▶ _Data shown_
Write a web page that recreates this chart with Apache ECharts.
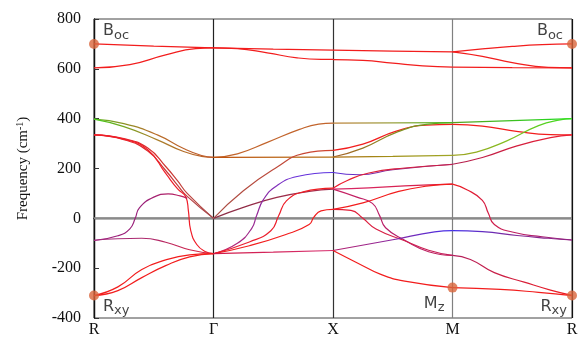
<!DOCTYPE html>
<html>
<head>
<meta charset="utf-8">
<script src="https://cdn.jsdelivr.net/npm/echarts@6/dist/echarts.min.js"></script>
<style>
  html, body { margin: 0; padding: 0; background: #fff; }
  #chart { width: 581px; height: 338px; }
</style>
</head>
<body>
<div id="chart"></div>
<script>
// high-symmetry path, x = 0..4
var kLabels = ['R', 'Γ', 'X', 'M', 'R'];
var yTicks = [-400, -200, 0, 200, 400, 600, 800];

// R -> Γ
var rgTop1 = [[0,700],[0.5,691],[1,684]];
var rgTop2 = [[0,604],[0.3,617],[0.6,656],[0.85,681],[1,684]];
var rgBrownA = [[0,398],[0.25,380],[0.53,335],[0.75,280],[0.9,252],[1,245]];
var rgBrownB = [[0,398],[0.25,368],[0.53,315],[0.75,268],[0.9,249],[1,245]];
var rgRedA = [[0,335],[0.25,320],[0.45,282],[0.6,208],[0.7,150],[0.78,100],[1,0]];
var rgRedB = [[0,335],[0.25,316],[0.45,270],[0.6,192],[0.7,132],[0.78,88],[1,0]];
var rgRedC = [[0,335],[0.25,318],[0.45,275],[0.6,180],[0.7,118],[0.77,85],[0.79,30],[0.81,-50],[0.86,-105],[0.93,-133],[1,-142]];
var rgHump = [[0,-89],[0.2,-70],[0.3,-42],[0.345,0],[0.38,42],[0.5,85],[0.62,98],[0.72,90],[0.78,80]];
var rgPurple = [[0,-88],[0.2,-82],[0.4,-80],[0.6,-96],[0.8,-126],[1,-142]];
var rgLowA = [[0,-310],[0.2,-275],[0.4,-205],[0.6,-167],[0.8,-147],[1,-142]];
var rgLowB = [[0,-310],[0.2,-290],[0.4,-238],[0.6,-190],[0.8,-155],[1,-142]];

// Γ -> X
var gxTop1 = [[1,684],[1.5,679],[2,675]];
var gxTop2 = [[1,684],[1.2,681],[1.45,664],[1.7,644],[1.9,638],[2,638]];
var gxBrownTop = [[1,245],[1.2,259],[1.45,305],[1.72,357],[1.88,378],[2,382]];
var gxBrownFlat = [[1,245],[2,246]];
var gxDiag1 = [[1,0],[1.25,111],[1.53,205],[1.75,260],[2,273]];
var gxDiag2 = [[1,0],[1.25,44],[1.53,84],[1.8,108],[2,117]];
var gxBlue = [[1,-142],[1.2,-100],[1.32,-40],[1.36,10],[1.42,77],[1.53,131],[1.7,168],[2,184]];
var gxRed1 = [[1,-142],[1.3,-95],[1.48,-50],[1.545,10],[1.61,70],[1.75,106],[2,121]];
var gxRed2 = [[1,-142],[1.3,-110],[1.6,-66],[1.8,-25],[1.84,5],[1.9,30],[2,36]];
var gxFlat = [[1,-142],[1.5,-136],[2,-129]];

// X -> M
var xmTop1 = [[2,675],[2.5,671],[3,668]];
var xmTop2 = [[2,637],[2.25,634],[2.5,623],[2.75,612],[3,607]];
var xmBrownTop = [[2,382],[2.5,383],[3,384]];
var xmRiseRed = [[2,273],[2.25,298],[2.53,350],[2.78,374],[3,377]];
var xmRiseBrown = [[2,246],[2.25,282],[2.53,345],[2.78,377],[3,384]];
var xmFlat = [[2,246],[2.5,249],[3,253]];
var xmBlue = [[2,184],[2.22,175],[2.5,195],[3,217]];
var xmRedUp = [[2,121],[2.12,152],[2.3,182],[2.6,202],[3,216]];
var xmPink = [[2,117],[2.3,122],[2.6,130],[3,137]];
var xmDown1 = [[2,117],[2.2,85],[2.33,60],[2.39,11],[2.44,-38],[2.6,-88],[2.8,-134],[3,-149]];
var xmUp36 = [[2,36],[2.25,62],[2.55,108],[2.8,130],[3,137]];
var xmDown36 = [[2,36],[2.15,32],[2.25,0],[2.36,-43],[2.6,-90],[2.8,-128],[3,-149]];
var xmPurpleBlue = [[2,-129],[2.5,-86],[2.85,-54],[3,-49]];
var xmRedLow = [[2,-129],[2.2,-178],[2.4,-225],[2.6,-252],[3,-278]];

// M -> R
var mrTop1 = [[3,668],[3.25,680],[3.5,690],[3.75,697],[4,700]];
var mrTop2 = [[3,668],[3.25,650],[3.5,625],[3.8,606],[4,604]];
var mrTop3 = [[3,607],[3.5,605],[4,604]];
var mrGreen = [[3,384],[3.5,392],[4,400]];
var mrRed377 = [[3,377],[3.25,370],[3.55,348],[3.82,336],[4,335]];
var mrOlive = [[3,253],[3.2,266],[3.45,310],[3.72,372],[3.9,395],[4,400]];
var mrRedPurple = [[3,217],[3.25,244],[3.54,291],[3.82,324],[4,335]];
var mrRed137 = [[3,137],[3.12,115],[3.25,72],[3.3,20],[3.35,-25],[3.5,-55],[3.75,-74],[4,-87]];
var mrBlue = [[3,-49],[3.25,-53],[3.54,-69],[3.8,-80],[4,-87]];
var mrPurpleLow = [[3,-149],[3.15,-165],[3.35,-218],[3.6,-256],[3.82,-288],[4,-309]];
var mrRedLow = [[3,-278],[3.4,-285],[3.72,-297],[4,-310]];

// marked modes
var markPts = [[0,700],[4,700],[0,-310],[3,-278],[4,-310]];
var markNames = ['Boc','Boc','Rxy','Mz','Rxy'];

var RED = '#f21d1d';
var bands = [
  [rgTop1, RED], [rgTop2, RED],
  [rgBrownA, ['#5cb81e','#b8702c','#c2562a']],
  [rgBrownB, ['#3fcf1a','#a8802a','#c05a28']],
  [rgRedA, ['#ee1e28','#d8302e','#a85048']],
  [rgRedB, ['#ee1e28','#d8302e','#a04a50']],
  [rgRedC, ['#ee1e28','#f01e2a']],
  [rgHump, ['#a0207a','#98207a','#c0205a']],
  [rgPurple, ['#a02a80','#b02a6a','#e0203a']],
  [rgLowA, RED], [rgLowB, RED],
  [gxTop1, RED], [gxTop2, RED],
  [gxBrownTop, '#c2642c'],
  [gxBrownFlat, ['#c0500e','#b47418']],
  [gxDiag1, ['#a85048','#d2442e']],
  [gxDiag2, ['#8a3048','#a8284a']],
  [gxBlue, ['#d0205a','#9a2a90','#6a30d8','#5530e0']],
  [gxRed1, ['#e6203a','#f21d1d']],
  [gxRed2, RED],
  [gxFlat, ['#d01a48','#d83070']],
  [xmTop1, RED], [xmTop2, RED],
  [xmBrownTop, ['#c0803a','#9aa040','#40c020']],
  [xmRiseRed, RED],
  [xmRiseBrown, ['#a8602a','#8a8a20','#48b81e']],
  [xmFlat, ['#b06c10','#a09018','#a0a828']],
  [xmBlue, ['#5530e0','#8a2a90','#b02060']],
  [xmRedUp, ['#f21d2a','#c02050']],
  [xmPink, ['#d8286a','#d81e40']],
  [xmDown1, ['#c82060','#b8206a','#c0205a']],
  [xmUp36, RED],
  [xmDown36, ['#e81e30','#c02060']],
  [xmPurpleBlue, ['#b8206a','#8a28a0','#4030f0']],
  [xmRedLow, RED],
  [mrTop1, RED], [mrTop2, RED], [mrTop3, RED],
  [mrGreen, ['#58a020','#20e020']],
  [mrRed377, RED],
  [mrOlive, ['#a0a020','#80c020','#30e020']],
  [mrRedPurple, ['#b02050','#f01e30']],
  [mrRed137, ['#f21d1d','#c01e60','#902080']],
  [mrBlue, ['#4030f0','#802a98','#902080']],
  [mrPurpleLow, ['#b02060','#f21d1d']],
  [mrRedLow, RED]
];

function lineColor(c) {
  if (!Array.isArray(c)) return c;
  return new echarts.graphic.LinearGradient(0, 0, 1, 0, c.map(function (col, i) {
    return { offset: i / (c.length - 1), color: col };
  }));
}

var series = [{
  type: 'line',
  data: [[0, 0], [4, 0]],
  showSymbol: false,
  silent: true,
  z: 1,
  lineStyle: { color: '#8a8a8a', width: 2 }
}];

bands.forEach(function (b) {
  series.push({
    type: 'line',
    data: b[0],
    showSymbol: false,
    smooth: 0.5,
    silent: true,
    z: 3,
    lineStyle: { color: lineColor(b[1]), width: 1.2 }
  });
});

var labelCfg = [
  { align: 'left', offset: [9, -13] },
  { align: 'right', offset: [-9, -13] },
  { align: 'left', offset: [9, 11] },
  { align: 'right', offset: [-8, 16] },
  { align: 'right', offset: [-5, 11] }
];

series.push({
  type: 'scatter',
  symbolSize: 10,
  z: 5,
  silent: true,
  itemStyle: { color: '#d9653b' },
  data: markPts.map(function (p, i) {
    var n = markNames[i];
    return {
      value: p,
      label: {
        show: true,
        position: 'inside',
        align: labelCfg[i].align,
        verticalAlign: 'middle',
        offset: labelCfg[i].offset,
        formatter: '{b|' + n.charAt(0) + '}{s|' + n.slice(1) + '}',
        rich: {
          b: { fontFamily: 'DejaVu Sans', fontSize: 16, color: '#111' },
          s: { fontFamily: 'DejaVu Sans', fontSize: 13, color: '#111', padding: [9, 0, 0, 0] }
        }
      }
    };
  })
});

var chart = echarts.init(document.getElementById('chart'), null, { renderer: 'canvas' });
chart.setOption({
  animation: false,
  grid: {
    left: 94, right: 9, top: 19, bottom: 20,
    show: true, borderColor: '#444', borderWidth: 1
  },
  xAxis: {
    type: 'value',
    min: 0, max: 4, interval: 1,
    axisLine: { show: true, lineStyle: { color: '#111', width: 1.3 } },
    axisTick: { show: false },
    axisLabel: {
      showMinLabel: true, showMaxLabel: true,
      margin: 4,
      fontFamily: 'Liberation Serif', fontSize: 16, color: '#111',
      formatter: function (v) { return kLabels[Math.round(v)]; }
    },
    splitLine: { show: true, lineStyle: { color: ['#111', '#222', '#333', '#808080', '#111'], width: 1.2 } }
  },
  yAxis: {
    type: 'value',
    min: yTicks[0], max: yTicks[yTicks.length - 1], interval: 200,
    name: '{a|Frequency (cm}{s|-1}{a|)}',
    nameLocation: 'middle',
    nameGap: 62,
    nameTextStyle: {
      rich: {
        a: { fontFamily: 'Liberation Serif', fontSize: 15, color: '#111' },
        s: { fontFamily: 'Liberation Serif', fontSize: 10, color: '#111', padding: [0, 0, 7, 0] }
      }
    },
    axisLine: { show: true, lineStyle: { color: '#111', width: 1.3 } },
    axisTick: { show: true, inside: true, length: 5, lineStyle: { color: '#333' } },
    axisLabel: { margin: 13, fontFamily: 'Liberation Serif', fontSize: 16, color: '#111' },
    splitLine: { show: false }
  },
  series: series
});
</script>
</body>
</html>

▶ _Required task_
Look at the listing and set down only the lines from its start through the line with "var yTicks = [-400, -200, 0, 200, 400, 600, 800];", word for word and without pictures.

▶ _Solution for this task_
Write a web page that recreates this chart with Apache ECharts.
<!DOCTYPE html>
<html>
<head>
<meta charset="utf-8">
<script src="https://cdn.jsdelivr.net/npm/echarts@6/dist/echarts.min.js"></script>
<style>
  html, body { margin: 0; padding: 0; background: #fff; }
  #chart { width: 581px; height: 338px; }
</style>
</head>
<body>
<div id="chart"></div>
<script>
// high-symmetry path, x = 0..4
var kLabels = ['R', 'Γ', 'X', 'M', 'R'];
var yTicks = [-400, -200, 0, 200, 400, 600, 800];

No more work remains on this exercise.